Common Mistakes When Measuring

One big mistake is the "heaping cup." People love to pile it high. A heaping cup of penne can hold nearly 50% more pasta than a level cup. If you're watching calories or following a strict sauce-to-noodle ratio, that "heap" ruins the balance.

Another issue? Humidity. Flour absorbs moisture from the air. In a very humid kitchen, your dry pasta might actually weigh a tiny bit more than in a bone-dry pantry in the desert. It’s a small difference, sure, but it’s one of those weird culinary nuances that explains why things taste different when you're cooking on vacation.

Also, don't trust the "servings per container" on the back of the box to be exact volume-wise. Manufacturers go by weight, not how many cups fit in the box. A 16-ounce box is always a pound, but how many cups are in that pound?
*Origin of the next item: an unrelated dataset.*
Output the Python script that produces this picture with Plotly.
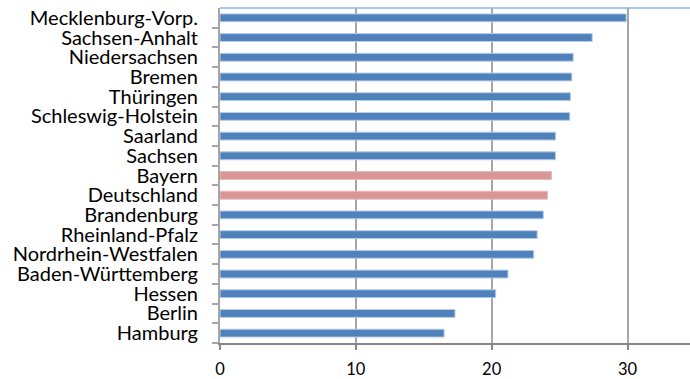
import plotly.graph_objects as go

# Federal states, ordered top to bottom
states = [
    "Mecklenburg-Vorp.", "Sachsen-Anhalt", "Niedersachsen", "Bremen",
    "Thüringen", "Schleswig-Holstein", "Saarland", "Sachsen", "Bayern",
    "Deutschland", "Brandenburg", "Rheinland-Pfalz", "Nordrhein-Westfalen",
    "Baden-Württemberg", "Hessen", "Berlin", "Hamburg",
]
values = [29.9, 27.4, 26.0, 25.9, 25.8, 25.75, 24.7, 24.7, 24.4,
          24.1, 23.8, 23.35, 23.1, 21.2, 20.3, 17.3, 16.5]
highlight = ["Bayern", "Deutschland"]
x_ticks = [0, 10, 20, 30]

BLUE = "#4f81bd"
PINK = "#d99694"
colors = [PINK if s in highlight else BLUE for s in states]
edges = ["#e6b9b8" if s in highlight else "#b9cde5" for s in states]

fig = go.Figure(go.Bar(
    x=values, y=states, orientation="h",
    marker=dict(color=colors, line=dict(color=edges, width=1)),
    width=0.4,
))

fig.update_layout(
    width=690, height=379,
    margin=dict(l=220, r=0, t=8, b=33),
    paper_bgcolor="white", plot_bgcolor="white",
    showlegend=False,
    font=dict(family="Lato, sans-serif", color="#000000"),
    xaxis=dict(
        range=[0, 34.6], tickvals=x_ticks, ticktext=[str(v) for v in x_ticks],
        showgrid=True, gridcolor="#a6a6a6", gridwidth=1.5,
        showline=True, linecolor="#868686", linewidth=2,
        ticks="outside", ticklen=5, tickcolor="#868686", tickwidth=1.5,
        tickfont=dict(size=16.5), zeroline=False, ticklabelstandoff=5,
    ),
    yaxis=dict(
        categoryorder="array", categoryarray=states[::-1],
        tickmode="array", tickvals=states, ticktext=states,
        showgrid=False, showline=True, linecolor="#a6a6a6", linewidth=2,
        ticks="outside", ticklen=6, tickcolor="#a6a6a6", tickwidth=1.5,
        tickson="boundaries", tickfont=dict(size=20), ticklabelstandoff=16,
    ),
    shapes=[dict(type="line", xref="paper", yref="paper", x0=0, x1=1, y0=1, y1=1,
                 line=dict(color="#8eb4e3", width=1.5))],
)

fig.write_html("out.html")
It varies by the brand's specific mold for the pasta. A cheap store-brand penne might be thicker and heavier than a premium bronze-cut penne.
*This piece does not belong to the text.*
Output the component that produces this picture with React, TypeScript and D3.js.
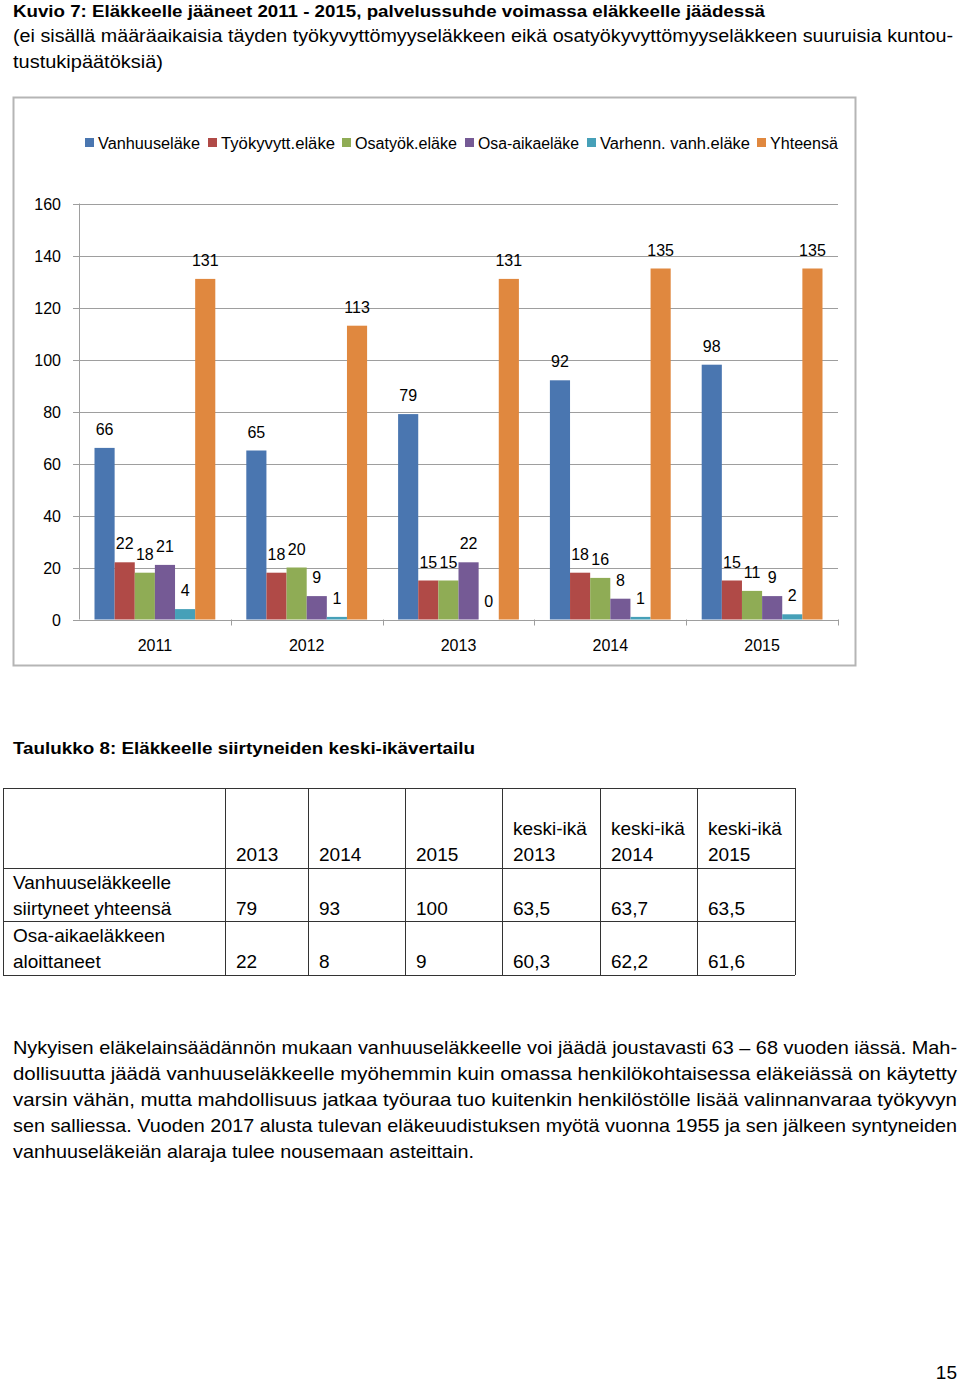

Actionable Steps for Perfect Pasta Every Time

To stop the guessing game with pasta cups to ounces, follow this workflow:

  1. Check the total box weight. Most standard boxes are 16 ounces (one pound). If you need 8 ounces, just use half the box. It’s the easiest way to measure without any tools.
  2. Use the "Dry to Cooked" Ratio. Remember that 1 cup of dry "short" pasta (like macaroni) will generally result in about 2 to 2.5 cups of cooked pasta.
  3. Invest in a cheap digital scale. You can find them for under $15. It is the single most important tool for consistent cooking and baking.
  4. Err on the side of more. If you’re unsure, cook a little extra. Leftover pasta can be revived with a splash of water and a microwave, but a dinner where everyone is still hungry is a tragedy.
  5. Visualize the quarter. For long pasta, don't break it to fit a cup. Use your hand to measure the diameter of the bundle against a coin.

Stop treating volume measurements as gospel. Pasta is a 3D object with awkward edges. Use weight whenever possible, and when you can't, use the "shape-density" logic to adjust your cups accordingly. Your sauce will thank you.